Long regarded as the UFC‘s best welterweight not named Georges St. Pierre, Jon Fitch wants more. Since being shutout in a loss to current UFC welterweight champion Georges St. Pierre, Fitch has reeled off five straight victories, including dominant performances over Paulo Thiago, Ben Saunders and Thiago Alves.

Fitch (23-3) wants to be a legend, but in order to do so, he believes he must beat one. Something that in his mind is already a foregone conclusion.

“I’m going to beat B.J. Penn,” said Fitch. “The question is, can I can finish B.J. Penn. I want to become a legend and the only way to become a legend is to beat a legend, and B.J.’s definitely a legend.

Fitch clearly understands the unique tools that Penn brings to the fight, but chooses instead to focus on himself.

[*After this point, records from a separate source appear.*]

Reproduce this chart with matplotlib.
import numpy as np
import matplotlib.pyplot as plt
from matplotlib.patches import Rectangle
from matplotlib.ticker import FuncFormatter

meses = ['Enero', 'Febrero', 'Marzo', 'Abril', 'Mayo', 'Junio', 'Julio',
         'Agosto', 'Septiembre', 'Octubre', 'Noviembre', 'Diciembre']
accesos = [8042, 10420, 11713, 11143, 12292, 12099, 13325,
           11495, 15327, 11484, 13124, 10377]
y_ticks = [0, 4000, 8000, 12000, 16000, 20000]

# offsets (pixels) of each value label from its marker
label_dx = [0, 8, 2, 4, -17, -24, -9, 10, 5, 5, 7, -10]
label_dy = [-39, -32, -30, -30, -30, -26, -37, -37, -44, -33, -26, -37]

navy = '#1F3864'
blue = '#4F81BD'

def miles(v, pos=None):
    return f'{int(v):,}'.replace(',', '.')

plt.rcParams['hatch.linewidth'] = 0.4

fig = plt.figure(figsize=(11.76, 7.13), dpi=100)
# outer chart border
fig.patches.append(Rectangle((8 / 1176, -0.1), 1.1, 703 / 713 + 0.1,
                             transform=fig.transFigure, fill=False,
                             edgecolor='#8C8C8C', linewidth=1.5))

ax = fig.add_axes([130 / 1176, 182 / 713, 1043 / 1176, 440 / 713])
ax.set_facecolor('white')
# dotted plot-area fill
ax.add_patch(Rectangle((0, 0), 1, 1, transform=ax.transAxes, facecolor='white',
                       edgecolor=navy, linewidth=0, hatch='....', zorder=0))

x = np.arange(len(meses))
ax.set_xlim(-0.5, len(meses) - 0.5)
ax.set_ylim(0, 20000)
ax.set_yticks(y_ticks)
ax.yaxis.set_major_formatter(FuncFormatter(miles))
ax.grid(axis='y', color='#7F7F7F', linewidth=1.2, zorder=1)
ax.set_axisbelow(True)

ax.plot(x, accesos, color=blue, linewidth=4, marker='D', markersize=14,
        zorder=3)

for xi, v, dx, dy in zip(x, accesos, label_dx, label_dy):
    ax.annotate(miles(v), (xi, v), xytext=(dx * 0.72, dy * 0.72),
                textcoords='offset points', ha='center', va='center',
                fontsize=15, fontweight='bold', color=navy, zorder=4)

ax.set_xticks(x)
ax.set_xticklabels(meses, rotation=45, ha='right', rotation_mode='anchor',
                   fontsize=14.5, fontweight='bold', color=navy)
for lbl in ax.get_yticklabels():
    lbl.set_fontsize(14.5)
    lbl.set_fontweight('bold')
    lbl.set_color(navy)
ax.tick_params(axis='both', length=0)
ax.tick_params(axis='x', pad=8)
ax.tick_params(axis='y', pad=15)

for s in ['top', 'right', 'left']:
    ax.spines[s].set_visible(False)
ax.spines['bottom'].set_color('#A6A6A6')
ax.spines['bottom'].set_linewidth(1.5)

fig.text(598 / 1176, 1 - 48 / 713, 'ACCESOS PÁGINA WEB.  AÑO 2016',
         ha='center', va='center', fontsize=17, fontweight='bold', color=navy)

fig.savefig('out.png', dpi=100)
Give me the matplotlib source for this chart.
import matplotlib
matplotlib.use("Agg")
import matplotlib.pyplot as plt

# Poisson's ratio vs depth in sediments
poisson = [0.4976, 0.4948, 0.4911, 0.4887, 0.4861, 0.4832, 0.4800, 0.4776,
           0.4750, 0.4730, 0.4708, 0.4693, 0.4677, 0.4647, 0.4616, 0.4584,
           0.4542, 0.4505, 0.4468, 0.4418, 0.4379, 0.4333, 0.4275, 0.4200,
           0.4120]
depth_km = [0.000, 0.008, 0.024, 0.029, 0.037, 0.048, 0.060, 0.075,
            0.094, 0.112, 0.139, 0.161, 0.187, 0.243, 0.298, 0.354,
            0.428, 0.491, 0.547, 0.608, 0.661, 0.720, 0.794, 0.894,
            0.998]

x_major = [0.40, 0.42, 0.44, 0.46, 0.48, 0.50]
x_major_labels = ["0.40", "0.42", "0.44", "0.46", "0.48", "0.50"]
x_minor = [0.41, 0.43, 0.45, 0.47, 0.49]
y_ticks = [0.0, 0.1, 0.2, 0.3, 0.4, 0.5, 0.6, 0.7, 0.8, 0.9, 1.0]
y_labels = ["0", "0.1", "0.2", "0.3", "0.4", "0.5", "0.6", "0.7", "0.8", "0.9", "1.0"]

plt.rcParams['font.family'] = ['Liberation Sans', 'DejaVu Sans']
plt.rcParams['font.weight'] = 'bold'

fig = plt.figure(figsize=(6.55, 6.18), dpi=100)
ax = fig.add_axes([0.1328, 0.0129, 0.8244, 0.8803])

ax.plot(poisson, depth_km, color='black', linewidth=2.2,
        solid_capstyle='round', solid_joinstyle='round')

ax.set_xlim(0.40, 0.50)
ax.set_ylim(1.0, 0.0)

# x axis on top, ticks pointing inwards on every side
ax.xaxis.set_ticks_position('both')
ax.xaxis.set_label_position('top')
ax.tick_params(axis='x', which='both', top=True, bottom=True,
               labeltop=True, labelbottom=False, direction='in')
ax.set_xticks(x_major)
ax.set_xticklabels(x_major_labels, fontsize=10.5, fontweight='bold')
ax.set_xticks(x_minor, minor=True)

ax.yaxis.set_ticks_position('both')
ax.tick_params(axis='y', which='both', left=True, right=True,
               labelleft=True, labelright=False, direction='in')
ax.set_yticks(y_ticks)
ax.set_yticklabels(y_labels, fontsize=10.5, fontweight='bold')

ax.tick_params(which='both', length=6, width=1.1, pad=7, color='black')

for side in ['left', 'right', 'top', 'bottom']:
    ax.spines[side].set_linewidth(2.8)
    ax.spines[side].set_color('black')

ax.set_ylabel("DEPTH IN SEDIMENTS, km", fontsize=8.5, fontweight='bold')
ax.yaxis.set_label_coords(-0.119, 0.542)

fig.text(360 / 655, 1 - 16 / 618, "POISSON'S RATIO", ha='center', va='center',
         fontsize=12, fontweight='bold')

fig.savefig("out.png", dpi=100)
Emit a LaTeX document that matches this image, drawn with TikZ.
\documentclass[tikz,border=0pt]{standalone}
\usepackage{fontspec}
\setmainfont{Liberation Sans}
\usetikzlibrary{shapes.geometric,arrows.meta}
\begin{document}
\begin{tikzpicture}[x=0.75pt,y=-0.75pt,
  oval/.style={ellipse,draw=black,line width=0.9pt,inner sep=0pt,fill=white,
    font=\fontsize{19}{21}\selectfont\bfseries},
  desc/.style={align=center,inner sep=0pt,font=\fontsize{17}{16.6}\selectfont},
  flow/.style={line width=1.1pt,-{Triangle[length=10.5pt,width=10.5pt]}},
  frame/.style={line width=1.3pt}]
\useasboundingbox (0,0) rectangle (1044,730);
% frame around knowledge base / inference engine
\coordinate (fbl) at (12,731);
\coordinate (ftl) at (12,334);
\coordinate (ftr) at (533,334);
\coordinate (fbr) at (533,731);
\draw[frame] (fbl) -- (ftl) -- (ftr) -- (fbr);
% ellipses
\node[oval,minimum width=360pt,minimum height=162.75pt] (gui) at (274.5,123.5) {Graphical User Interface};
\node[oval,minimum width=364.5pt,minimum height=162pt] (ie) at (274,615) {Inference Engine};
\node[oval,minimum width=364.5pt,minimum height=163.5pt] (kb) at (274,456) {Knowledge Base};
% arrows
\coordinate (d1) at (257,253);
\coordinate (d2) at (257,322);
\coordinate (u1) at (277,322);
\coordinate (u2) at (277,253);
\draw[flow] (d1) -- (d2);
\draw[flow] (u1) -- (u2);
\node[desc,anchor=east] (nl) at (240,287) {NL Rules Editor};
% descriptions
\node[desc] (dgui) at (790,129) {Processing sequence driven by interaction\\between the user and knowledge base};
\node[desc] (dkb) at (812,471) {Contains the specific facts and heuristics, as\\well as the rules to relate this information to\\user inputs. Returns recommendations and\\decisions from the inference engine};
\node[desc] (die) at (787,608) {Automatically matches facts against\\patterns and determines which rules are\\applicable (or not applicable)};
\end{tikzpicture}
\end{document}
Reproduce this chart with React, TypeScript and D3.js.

“I’m not going to spend my time worring about what B.J.’s going to do,” Fitch said. “I’m going to spend my time focusing on what I need to get done to win the fight. I can’t rely on just being stronger than him and expect to push him around the ring. You’re in for non-stop action. No matter where I take the fight I’m constantly looking to finish, I’m constantly throwing punches, I’m constantly throwing elbows. I literally want to make my opponent feel like I put him through a meat-grinder.